Take the lines from the top down to and including the one with "fig = go.Figure()" and repeat them exactly. Omit images.

* start *

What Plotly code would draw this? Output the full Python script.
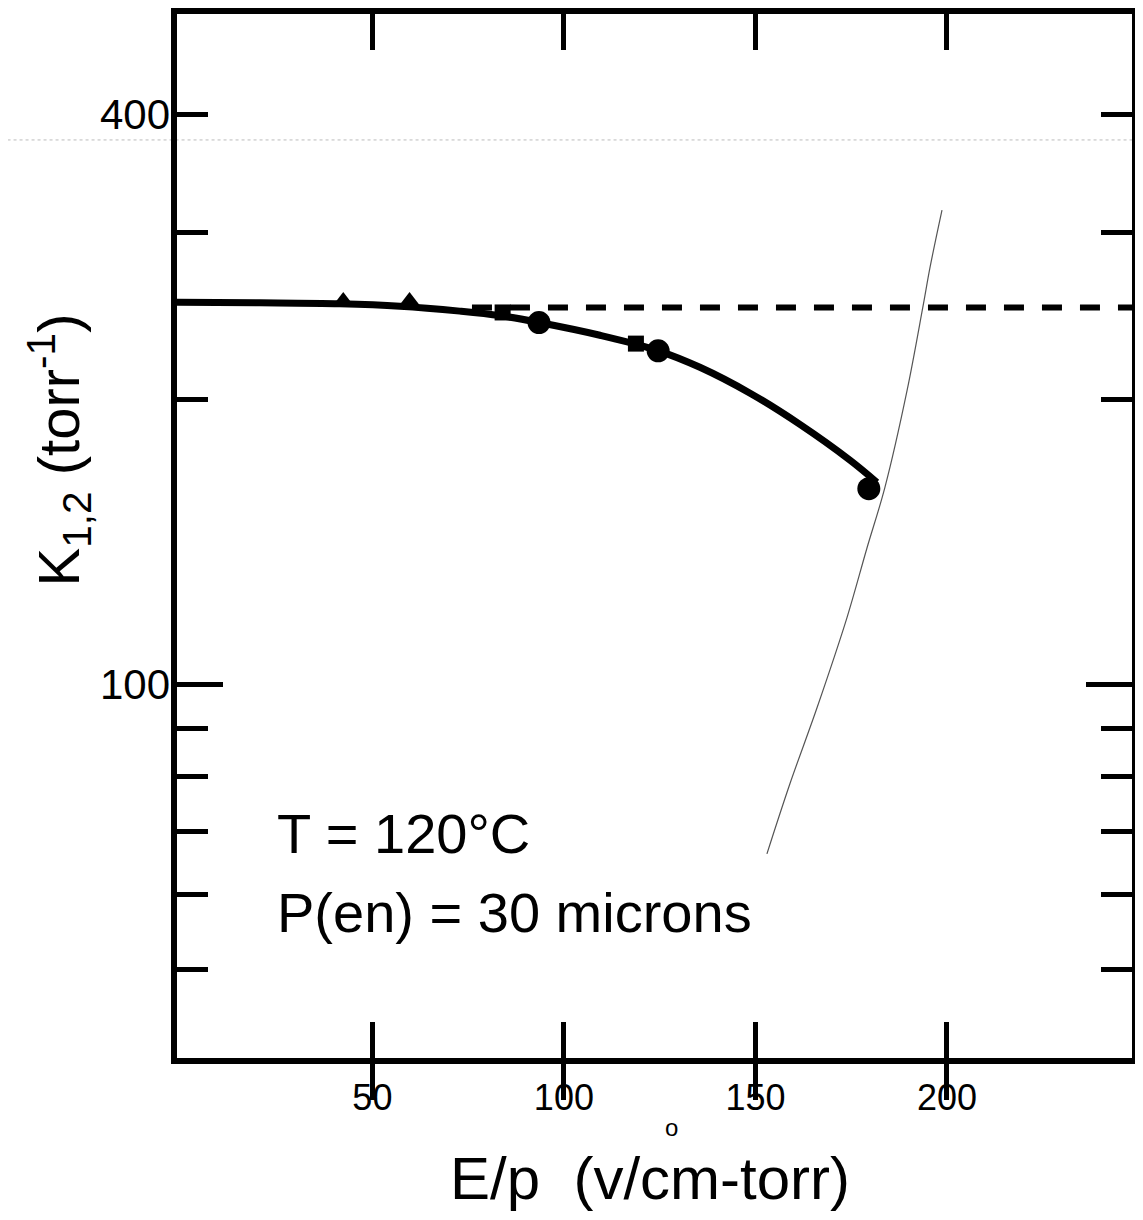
import plotly.graph_objects as go

# ---- data ----
tri_x = [42.4, 59.7]
tri_y = [254, 254]
sq_x = [84.0, 118.8]
sq_y = [247, 229]
circ_x = [93.5, 124.6, 179.6]
circ_y = [241, 225, 161]

curve_x = [-1.04, 20.6, 41.5, 57.2, 72.8, 83.3, 93.2, 109.4, 124.3, 135.5, 148.6, 161.6, 174.7, 181.7]
curve_y = [253.2, 252.9, 252.3, 250.8, 247.8, 245.1, 241.2, 233.7, 225.3, 216.2, 203.0, 188.2, 172.5, 163.5]

dash_x = [76.0, 248.3]
dash_y = [250, 250]

faint_x = [198.7, 195.6, 193.7, 189.6, 183.8, 179.1, 173.9, 166.1, 159.0, 153.0]
faint_y = [316.7, 275.9, 250.2, 204.5, 161.5, 139.3, 117.7, 94.6, 78.6, 66.3]

x_ticks = [50, 100, 150, 200]
y_ticks = [50, 60, 70, 80, 90, 100, 200, 300, 400]
y_major = [100]
y_labels = [100, 400]

X_RANGE = [-1.0, 248.3]
Y_RANGE = [1.6061, 2.7076]

FONT = "Liberation Sans"

fig = go.Figure()

fig.add_trace(go.Scatter(x=faint_x, y=faint_y, mode="lines",
                         line=dict(color="#555555", width=1.2, shape="spline"),
                         showlegend=False, hoverinfo="skip"))
fig.add_trace(go.Scatter(x=dash_x, y=dash_y, mode="lines",
                         line=dict(color="black", width=6, dash="20px,18px"),
                         showlegend=False))
fig.add_trace(go.Scatter(x=curve_x, y=curve_y, mode="lines",
                         line=dict(color="black", width=7, shape="spline", smoothing=1.0),
                         showlegend=False))
# markers drawn on overlaid y axes (identical ranges) so those axes get rendered
fig.add_trace(go.Scatter(x=tri_x, y=tri_y, mode="markers", yaxis="y2",
                         marker=dict(symbol="triangle-up", size=18, color="black"),
                         showlegend=False))
fig.add_trace(go.Scatter(x=sq_x, y=sq_y, mode="markers", yaxis="y3",
                         marker=dict(symbol="square", size=16, color="black"),
                         showlegend=False))
fig.add_trace(go.Scatter(x=circ_x, y=circ_y, mode="markers", yaxis="y3",
                         marker=dict(symbol="circle", size=23, color="black"),
                         showlegend=False))

common_y = dict(type="log", range=Y_RANGE, showgrid=False, zeroline=False, automargin=False)

# the page body adds an 8px margin; the figure is sized so the page does not overflow
fig.update_layout(
    width=1127, height=1204,
    margin=dict(l=169, r=3, t=6, b=154, autoexpand=False),
    paper_bgcolor="white", plot_bgcolor="white",
    font=dict(family=FONT, color="black"),
    xaxis=dict(range=X_RANGE, showline=True, linewidth=6, linecolor="black",
               mirror="allticks", ticks="inside", ticklen=36, tickwidth=5,
               tickcolor="black", tickvals=x_ticks,
               tickfont=dict(size=36, family=FONT, color="black"),
               ticklabelstandoff=3, showgrid=False, zeroline=False, automargin=False),
    yaxis=dict(**common_y, showline=True, linewidth=6, linecolor="black",
               mirror="allticks", ticks="inside", ticklen=31, tickwidth=5,
               tickcolor="black", tickvals=y_ticks, showticklabels=False),
    yaxis2=dict(**common_y, overlaying="y", anchor="x", side="left",
                showline=False, mirror="allticks", ticks="inside", ticklen=46, tickwidth=5,
                tickcolor="black", tickvals=y_major, showticklabels=False),
    yaxis3=dict(**common_y, overlaying="y", anchor="x", side="left",
                showline=False, ticks="", tickvals=y_labels,
                tickfont=dict(size=42, family=FONT, color="black"),
                ticklabelstandoff=6),
)

# faint scan line across the page
fig.add_shape(type="line", xref="paper", yref="y", x0=-0.19, x1=1.0, y0=375.6, y1=375.6,
              line=dict(color="#bbbbbb", width=1, dash="dot"), layer="below")

# paper coords relative to the plot area (x: 177..1132 px, y: 14..1058 px on screen)
ann = [
    dict(text="T = 120°C", x=0.1026, y=0.2155, xanchor="left", yanchor="middle", size=56),
    dict(text="P(en) = 30 microns", x=0.1026, y=0.1398, xanchor="left", yanchor="middle", size=56),
    dict(text="E/p  (v/cm-torr)", x=0.495, y=-0.1150, xanchor="center", yanchor="middle", size=60),
    dict(text="o", x=0.518, y=-0.0665, xanchor="center", yanchor="middle", size=24),
]
for a in ann:
    fig.add_annotation(text=a["text"], x=a["x"], y=a["y"], xref="paper", yref="paper",
                       xanchor=a["xanchor"], yanchor=a["yanchor"], showarrow=False,
                       font=dict(size=a["size"], family=FONT, color="black"))

fig.add_annotation(text="K<sub>1,2</sub> (torr<sup>-1</sup>)", x=-0.123, y=0.5824,
                   xref="paper", yref="paper", xanchor="center", yanchor="middle",
                   textangle=-90, showarrow=False,
                   font=dict(size=58, family=FONT, color="black"))

fig.write_html("out.html")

* end *

→ Written solution
What Plotly code would draw this? Output the full Python script.
import plotly.graph_objects as go

# ---- data ----
tri_x = [42.4, 59.7]
tri_y = [254, 254]
sq_x = [84.0, 118.8]
sq_y = [247, 229]
circ_x = [93.5, 124.6, 179.6]
circ_y = [241, 225, 161]

curve_x = [-1.04, 20.6, 41.5, 57.2, 72.8, 83.3, 93.2, 109.4, 124.3, 135.5, 148.6, 161.6, 174.7, 181.7]
curve_y = [253.2, 252.9, 252.3, 250.8, 247.8, 245.1, 241.2, 233.7, 225.3, 216.2, 203.0, 188.2, 172.5, 163.5]

dash_x = [76.0, 248.3]
dash_y = [250, 250]

faint_x = [198.7, 195.6, 193.7, 189.6, 183.8, 179.1, 173.9, 166.1, 159.0, 153.0]
faint_y = [316.7, 275.9, 250.2, 204.5, 161.5, 139.3, 117.7, 94.6, 78.6, 66.3]

x_ticks = [50, 100, 150, 200]
y_ticks = [50, 60, 70, 80, 90, 100, 200, 300, 400]
y_major = [100]
y_labels = [100, 400]

X_RANGE = [-1.0, 248.3]
Y_RANGE = [1.6061, 2.7076]

FONT = "Liberation Sans"

fig = go.Figure()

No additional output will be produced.